I have graduated and this site is no longer maintained. See what I’m up to here.

My PhD Work

I was a PhD student at UC Berkeley advised by Borivoje Nikolic at BWRC and Aspire/Adept. I also work with people affiliated with WiFo/Bliss.

My research involved developing tools and methodologies for the design and verification of custom signal processing hardware, in particular in the context of ultra-reliable low-latency wireless communication. I use and sometimes develop Chisel, a hardware construction language developed at Berkeley, and FIRRTL to write generators for wireless basebands. I’m one of the developers of dsptools, a Chisel library for signal processing. I’ve used these tools for some tapeouts as well as with FPGAs.

Before doing my PhD, I graduated from the University of Michigan in December 2012 with degrees in electrical engineering and computer science. After graduating, I co-op’ed at the NASA Jet Propulsion Laboratory with the Microwave Limb Sounder group working on spectrometers on FPGAs.

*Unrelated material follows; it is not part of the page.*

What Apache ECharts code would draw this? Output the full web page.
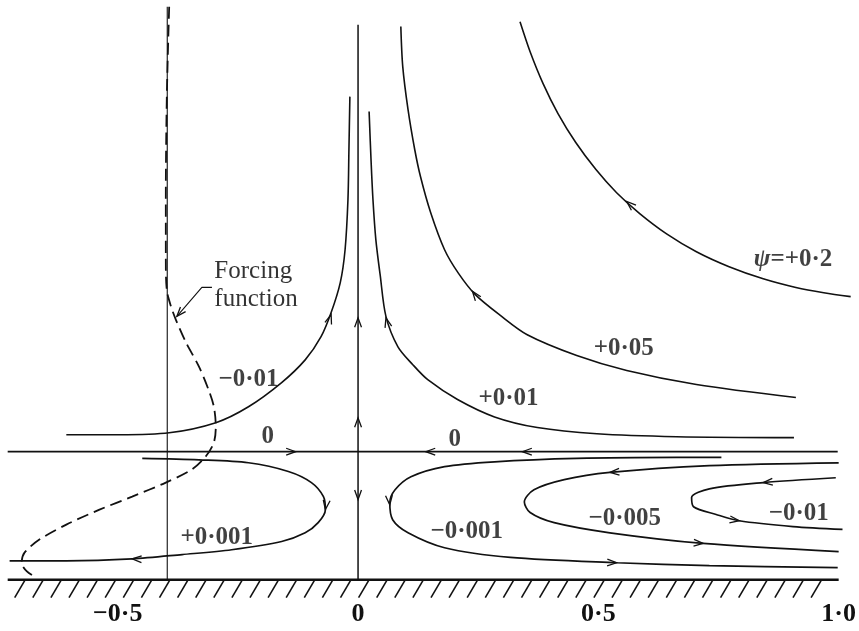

Control Over Wireless Project

The Control over Wireless project’s goal is to develop new wireless architectures to support the high-reliability, low-latency communication necessary for control applications. The targeted applications include current-day critical control applications such as industrial printing, automotive, and smart grid applications, but also future Internet of Things applications as cheap, ubiquitous wireless moves more feedback loops into the home.